On February 9, Ter-Petrosian raised the stakes with his opponents by directly linking the Karabakh issue with the most traumatic event in recent domestic political history, the murder of eight prominent politicians in parliament in October 1999.

At a rally on Yerevan's Freedom Square, Ter-Petrosian claimed that in autumn 1999, Kocharian, Sarkisian and current foreign minister Vardan Oskanian had been ready to sign a deal to exchange the southern Meghri region of Armenia for Nagorny Karabakh and the adjoining Lachin district.

Meghri stands between Azerbaijan to its exclave territory Nakhichevan, while Lachin connects Armenia and Karabakh. The idea of a swap has been dubbed the "Goble Plan" after the American scholar Paul Goble who first suggested it.

On the same day, the Haikakan Zhamanak newspaper which is supporting Ter-Petrosian's election bid published the text of an unofficial document produced by the American, French and Russian co-chairs of the Minsk Group - the mediators in the dispute - in autumn 1999, in which the first point states that Meghri should be exchanged for Lachin.

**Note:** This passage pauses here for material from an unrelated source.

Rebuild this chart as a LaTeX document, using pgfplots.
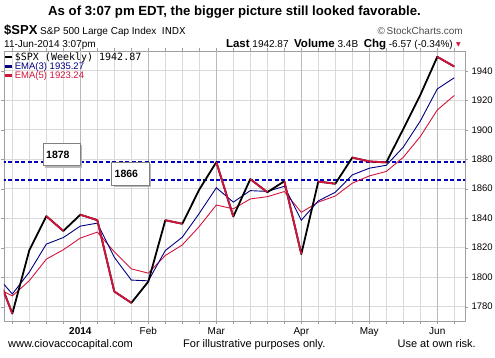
\documentclass[border=0pt]{standalone}
\usepackage{pgfplots}
\pgfplotsset{compat=1.18}
\usepackage{fontspec}
\setmainfont{Liberation Sans}
\newfontfamily\monofont{DejaVu Sans Mono}
\newfontfamily\dejavu{DejaVu Sans}
\definecolor{emablue}{RGB}{0,0,128}
\definecolor{emared}{RGB}{210,20,60}
\definecolor{dashblue}{RGB}{0,0,190}
\definecolor{gridgray}{RGB}{218,218,218}
\definecolor{monthgray}{RGB}{185,185,185}

\pgfplotstableread{
i price
-1 1805.09
0 1775.32
1 1818.32
2 1841.40
3 1831.37
4 1842.37
5 1838.70
6 1790.29
7 1782.59
8 1797.02
9 1838.63
10 1836.25
11 1859.45
12 1878.04
13 1841.13
14 1866.52
15 1857.62
16 1865.09
17 1815.69
18 1864.85
19 1863.40
20 1881.14
21 1878.48
22 1877.86
23 1900.53
24 1923.57
25 1949.44
26 1942.87
}\pricetable

\pgfplotstableread{
i ema
-1 1801.90
0 1788.60
1 1803.46
2 1822.43
3 1826.90
4 1834.64
5 1836.67
6 1813.48
7 1798.04
8 1797.53
9 1818.08
10 1827.17
11 1843.31
12 1860.68
13 1850.91
14 1858.71
15 1858.17
16 1861.63
17 1838.66
18 1851.76
19 1857.58
20 1869.36
21 1873.92
22 1875.89
23 1888.21
24 1905.89
25 1927.67
26 1935.27
}\emathree

\pgfplotstableread{
i ema
-1 1793.29
0 1787.30
1 1797.64
2 1812.23
3 1818.61
4 1826.53
5 1830.59
6 1817.16
7 1805.64
8 1802.77
9 1814.72
10 1821.90
11 1834.42
12 1848.96
13 1846.35
14 1853.07
15 1854.59
16 1858.09
17 1843.96
18 1850.92
19 1855.08
20 1863.77
21 1868.67
22 1871.73
23 1881.33
24 1895.41
25 1913.42
26 1923.24
}\emafive

\begin{document}
\begin{tikzpicture}[x=1pt,y=1pt]
\path[use as bounding box] (0,0) rectangle (495,358);
\begin{axis}[
  at={(4pt,37pt)}, anchor=south west,
  scale only axis, width=461pt, height=270pt,
  xmin=-0.49, xmax=26.63, ymin=1770.3, ymax=1953.4,
  axis line style={draw=gray!75},
  xtick={4,8,12,17,21,25},
  xticklabels={\textbf{2014},Feb,Mar,Apr,May,Jun},
  minor xtick={-1,0,...,27},
  extra x ticks={4,8,12,17,21,25},
  extra x tick labels={},
  extra x tick style={grid=major, major grid style={monthgray, line width=0.7pt}},
  ytick={1780,1800,...,1940},
  yticklabel pos=right,
  tick align=outside,
  major tick length=3pt, minor tick length=3pt,
  tick style={gray!75},
  xminorgrids, ymajorgrids,
  major grid style={gridgray, line width=0.6pt},
  minor grid style={gridgray, line width=0.6pt},
  /pgf/number format/assume math mode=true,
  /pgf/number format/1000 sep={},
  xticklabel style={font=\fontsize{10}{12}\selectfont},
  yticklabel style={font=\fontsize{9.5}{11}\selectfont},
  unbounded coords=jump,
  legend style={at={(axis description cs:0,1)}, anchor=north west, draw=none, fill=none,
    inner sep=0pt, row sep=-2.5pt, font=\fontsize{9.5}{11}\selectfont,
    nodes={inner sep=1.5pt}},
  legend cell align=left,
  legend image code/.code={\draw[#1, line width=2.2pt] (0pt,0pt) -- (7pt,0pt);},
]
\addlegendimage{black}
\addlegendentry{{\monofont\fontsize{10}{11}\selectfont \$SPX (Weekly) 1942.87}}
\addlegendimage{emablue}
\addlegendentry{\textcolor{emablue}{EMA(3) 1935.27}}
\addlegendimage{emared}
\addlegendentry{\textcolor{emared}{EMA(5) 1923.24}}

\addplot[dashblue, line width=2pt, dash pattern=on 4pt off 2.5pt, forget plot] coordinates {(-1,1878) (27,1878)};
\addplot[dashblue, line width=2pt, dash pattern=on 4pt off 2.5pt, forget plot] coordinates {(-1,1866) (27,1866)};

\addplot[emared, line width=0.9pt, forget plot] table[x=i, y=ema] {\emafive};
\addplot[emablue, line width=0.9pt, forget plot] table[x=i, y=ema] {\emathree};
\addplot[black, line width=1.8pt, line join=round, forget plot] table[x=i, y=price] {\pricetable};
\addplot[emared, line width=1.8pt, line join=round, forget plot] coordinates {
(-1,1805.09) (0,1775.32) (0,nan)
(2,1841.40) (3,1831.37) (3,nan)
(4,1842.37) (5,1838.70) (6,1790.29) (7,1782.59) (7,nan)
(9,1838.63) (10,1836.25) (10,nan)
(12,1878.04) (13,1841.13) (13,nan)
(14,1866.52) (15,1857.62) (15,nan)
(16,1865.09) (17,1815.69) (17,nan)
(18,1864.85) (19,1863.40) (19,nan)
(20,1881.14) (21,1878.48) (22,1877.86) (22,nan)
(25,1949.44) (26,1942.87)
};
\end{axis}

% annotation boxes
\fill[gray!55] (45.3,190.3) rectangle (82,212.7);
\draw[gray, fill=white, line width=0.6pt] (43.3,192.3) rectangle (80,214.7);
\node[anchor=west, inner sep=0pt, font=\bfseries\fontsize{10.5}{12}\selectfont] at (46,203.5) {1878};
\fill[gray!55] (113.7,171) rectangle (151.3,193.7);
\draw[gray, fill=white, line width=0.6pt] (111.7,173) rectangle (149.3,195.7);
\node[anchor=west, inner sep=0pt, font=\bfseries\fontsize{10.5}{12}\selectfont] at (114.5,184.3) {1866};

% title and header
\node[inner sep=0pt, font=\bfseries\fontsize{13.2}{15}\selectfont] at (234.5,346) {As of 3:07 pm EDT, the bigger picture still looked favorable.};
\node[anchor=base west, inner sep=0pt] at (4,323) {{\bfseries\fontsize{13}{15}\selectfont \$SPX}\ {\fontsize{10}{12}\selectfont S\&P 500 Large Cap Index}\ \ {\dejavu\fontsize{9.5}{12}\selectfont INDX}};
\node[anchor=base east, inner sep=0pt, text=black!70, font=\fontsize{10}{12}\selectfont] at (463,323) {\textcopyright\,StockCharts.com};
\node[anchor=base west, inner sep=0pt, font=\fontsize{10}{12}\selectfont] at (4,310.7) {11-Jun-2014 3:07pm};
\node[anchor=base east, inner sep=0pt, font=\fontsize{10}{12}\selectfont] at (453,310.7) {{\bfseries\fontsize{11.5}{13}\selectfont Last} 1942.87\ \ {\bfseries\fontsize{11.5}{13}\selectfont Volume} 3.4B\ \ {\bfseries\fontsize{11.5}{13}\selectfont Chg} -6.57 (-0.34\%)};
\node[anchor=base west, inner sep=0pt, text=emared, font=\dejavu\fontsize{6}{7}\selectfont] at (456,311.5) {▼};

% footer
\node[anchor=base west, inner sep=0pt, font=\fontsize{11}{13}\selectfont] at (8,10.3) {www.ciovaccocapital.com};
\node[anchor=base west, inner sep=0pt, font=\fontsize{11}{13}\selectfont] at (183,10.3) {For illustrative purposes only.};
\node[anchor=base east, inner sep=0pt, font=\fontsize{11}{13}\selectfont] at (476,10.3) {Use at own risk.};
\end{tikzpicture}
\end{document}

"I am making public a fact that has been hidden for ten years - a great conspiracy against Armenia - which Kocharian, Sarkisian and Oskanian have always denied," Ter-Petrosian told the crowd which listened in absolute silence. "This is the question of exchanging of Meghri for Lachin, through which Armenia would have lost its 35-kilometre border with Iran. Today this conspiracy has been exposed."

The candidate then went on to make an even more explosive allegation, linking this plan with the attack of October 27, 1999, in which eight leading politicians including the then prime minister Vazgen Sarkisian and speaker of parliament Karen Demirchian, were killed.

"This document will be the most important clue to solving the October 27 [murders]," said Ter-Petrosian.

"This conspiracy failed thanks to two people - Karen Demirchian and Vazgen Sarkisian, who exposed the plot at a session of the security council, and paid the highest price for it, their lives."

The Kocharian administration moved quickly to dismiss Ter-Petrosian's allegations, with presidential press secretary Viktor Soghomonian calling the claims "an electoral gambit".

"The radical opposition, having exhausted all attempts to discredit the authorities, has begun talking about this alleged peace plan," said Soghomonian. "This started in 2002. In actual fact we are talking about the so-called 'Goble Plan' which was never a topic for discussion in the negotiations over Karabakh. It's obvious that today's publication has the aim of heading off a new discussion about the very peculiar approach that ex-president Levon Ter-Petrosian took to resolving the conflict."

Following the shootings in parliament, Kocharian said he had rejected the idea of a territorial exchange. Speaking on television in February 2000, he said there had indeed been a plan to exchange land but "this was not accepted by me".

Foreign minister Oskanian angrily rejected Ter-Petrosian's statements on the Karabakh issue.

"What Ter-Petrosyan is doing is a cheap pre-election trick, this is immoral. And when he tries to relate his statements to the terrorist act in the Armenian parliament, it becomes clear to me that Ter-Petrosyan will stop at nothing," said the minister.

Tatul Hakopian is a commentator on Public Radio in Armenia and correspondent for the New York newspaper The Armenian Reporter.